Painstormen

Het is maandagmorgen en met nog vijf minuten op de klok druppelen je collega’s de vergaderruimte binnen. Zo georganiseerd als je bent, heb je alles tot in de puntjes voorbereid: overal liggen stapeltjes post-its en je hebt genoeg pennen op zak om iedereen voor een jaar van inkt te voorzien. Dit kan eigenlijk al niet meer misgaan. Dus ondanks de ietwat klamme handjes weet je één ding zeker: met deze brainstormsessie ga je knallen!

Nadat je iedereen hebt bijgepraat over de opdracht en de uitdaging op tafel hebt gelegd, begint de groep fanatiek met schrijven. Er wordt gelachen, er wordt gediscussieerd en er worden post-its geplakt. Dit gaat goed. Een anderhalf uur durende brainstormsessie is wat volgt en de meest uiteenlopende ideeën worden opgeschreven. Na een stemronde waarbij iedere deelnemers drie stemmen mocht verdelen kiest de groep overduidelijk voor één idee en komt de brainstormsessie tot een eind. Met een gevoel van trots plenair spreek je je waardering uit voor de inzet en het enthousiasme van je collega’s. Je kan niet wachten om voor dit idee een prototype te maken en het te implementeren binnen het bedrijf!

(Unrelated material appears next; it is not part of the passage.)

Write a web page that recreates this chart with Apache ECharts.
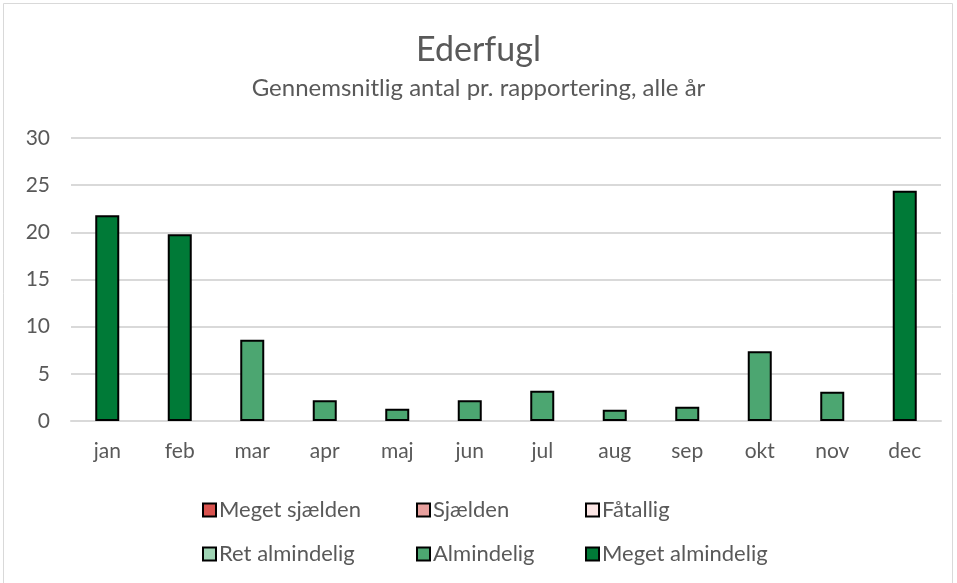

Het is twee maanden later en weer sta je in de vergaderruimte. Dit keer zonder collega’s, maar met een groep klanten die je hebt uitgenodigd. Iedereen komt binnen, neemt plaats en kijkt naar jou. Daar sta je dan, vol goede moed en met goede bedoelingen, maar met een slecht werkend prototype. Alleen dat laatste heb je helaas zelf nog niet door. Gedurende de bijeenkomst test je je prototype bij de klanten en bevraag je hen over het gebruiksgemak en hun ervaringen. Maar naarmate de dag vordert, hoe minder rooskleurig je resultaten eruit gaan zien. Wat blijkt? Het ontwerp sluit niet aan op de voorkeuren van de klant en hetgeen wat tijdens de brainstormsessie heel logisch leek, blijkt voor de klant totaal niet duidelijk te zijn. Daarbovenop begin je langzaam te beseffen dat er eigenlijk helemaal geen behoefte is voor het prototype dat jij hebt ontwikkeld. Hoe kan dit gebeuren?

Het nut van painstormen

Er is een héél belangrijk aspect wat bij al veel brainstormsessies wordt vergeten. En juist dat ene aspect zorgt ervoor dat je twee maanden later met je prototype de conclusie moet trekken dat er geen behoefte blijkt te zijn voor wat jij hebt bedacht en hebt ontwikkeld. Wie namelijk wordt vergeten bij het bedenken van ideeën is… de eindgebruiker zelf. We schieten van nature (te) snel in de gedachte ‘ik heb toch zo’n leuk idee!’ of ‘ik bedenk zelf wel iets!’. Met als resultaat: een concept bedacht vanuit jouw denkwijze en op basis van jouw behoefte. Maar klopt dit wel met de behoefte van de eindgebruiker; degenen waarvoor je het concept ontwikkelt? En hoe doorbreek je deze manier van plaatsvervangend denken? Door niet alleen te brainstormen maar ook te painstormen. Met painstormen ga je op zoek naar de pijnen, behoeften en wensen van je beoogde doelgroep én neem je hen mee gedurende je hele proces. Dus wanneer je je brainstormsessie nog moet gaan houden, of je hebt er al een achter de rug: ga eerst op zoek naar de eindgebruiker en achterhaal de pijn. Pas wanneer dat duidelijk is, kunnen de ideeën uit de brainstormsessie een oplossing bieden en de pijn wegnemen.